A brooding late night tête-à-tête wrapped up in the warmth of a Fender Rhodes and a softly sighing pedal steel, it’s another jaw-dropper from the singer that gave us the beautiful ‘Black Limousine’ earlier on this year, as Stodart and Brennan pick through the remnants of a long-term relationship that’s broken down with both parties reluctantly showing their hands. A domestic mini drama which slowly reveals the distance between two lovers as their conversation lays bare all the ways they’ve grown apart.
It’s reminiscent of the lightness of touch Carla Torgerson could add to Tindersticks or the duets of the late Mark Lanegan and Isobel Campbell.

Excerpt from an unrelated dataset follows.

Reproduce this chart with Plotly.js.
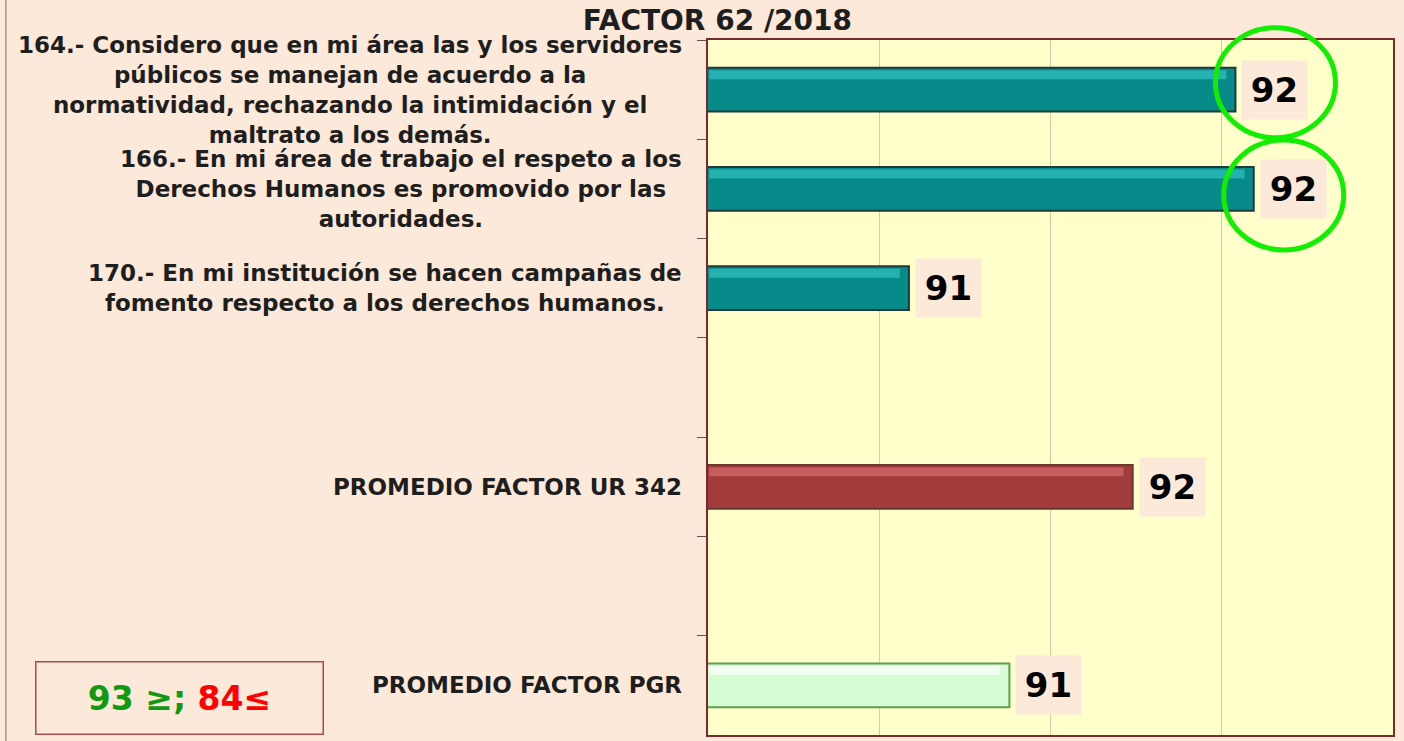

Stodart softly cuts through Brennan’s gloomy disgruntlement and sets him straight with her own hot takes on a relationship that he seems to have lost all hope for; batting back his slurred barbs with her own rejoinders on where and why she thinks it all went wrong.
“How did it get so bad and I never noticed?” Brennan croons in his murky baritone, “I want a compromise but you want a confrontation”.
Of course, there are always two sides to every love story, and what he sees as diplomacy, she sees as a lack of communication. “What kind of woman carries on believing?” she implores him. “What kind of man can’t understand / Just showing up is not good enough for me.”
It’s another of Brennan’s tales of ordinary people trapped in their own self-imposed prisons, perfectly observed and peppered with pitch-black humour and embarrassing intimacies.
“I wrote the song over lockdown 1.0 as I’d become sort of obsessed by how two people’s perception of the same situation could often be so radically different, and I wanted to sort of graft that onto a relationship-type song”, says Brennan. “I’d never written a duet before but Michele was a natural choice to sing the female part, her ability to really inhabit a song is incredible.”
They recorded the demo remotely, and it wasn’t until a serendipitous post-lockdown double bill at London’s Green Note that Brennan and Stodart finally got to sing the song in the same room together.
A few months later and they managed to finally get into a studio together in East London to record the song, bringing in some of London’s best players for the sessions: Ned Cartwright on keys, Joe Harvey Whyte on pedal steel, Laurence Saywood on bass and Chris 'CJ' Jones on drums.
They even caught some of that studio magic on film and put it together for the new video premiering exclusively at Holler below.
Louis Brennan and Michele Stodart will both be appearing on the bill at Red Rooster as part of an all-star tribute to the late, great John Prine, as well as across various stages over the Jubilee weekend. They’ll also be appearing at Bath’s inaugural Americana Fest in July with Michele undertaking bass duties for The Magic Numbers as well as performing solo.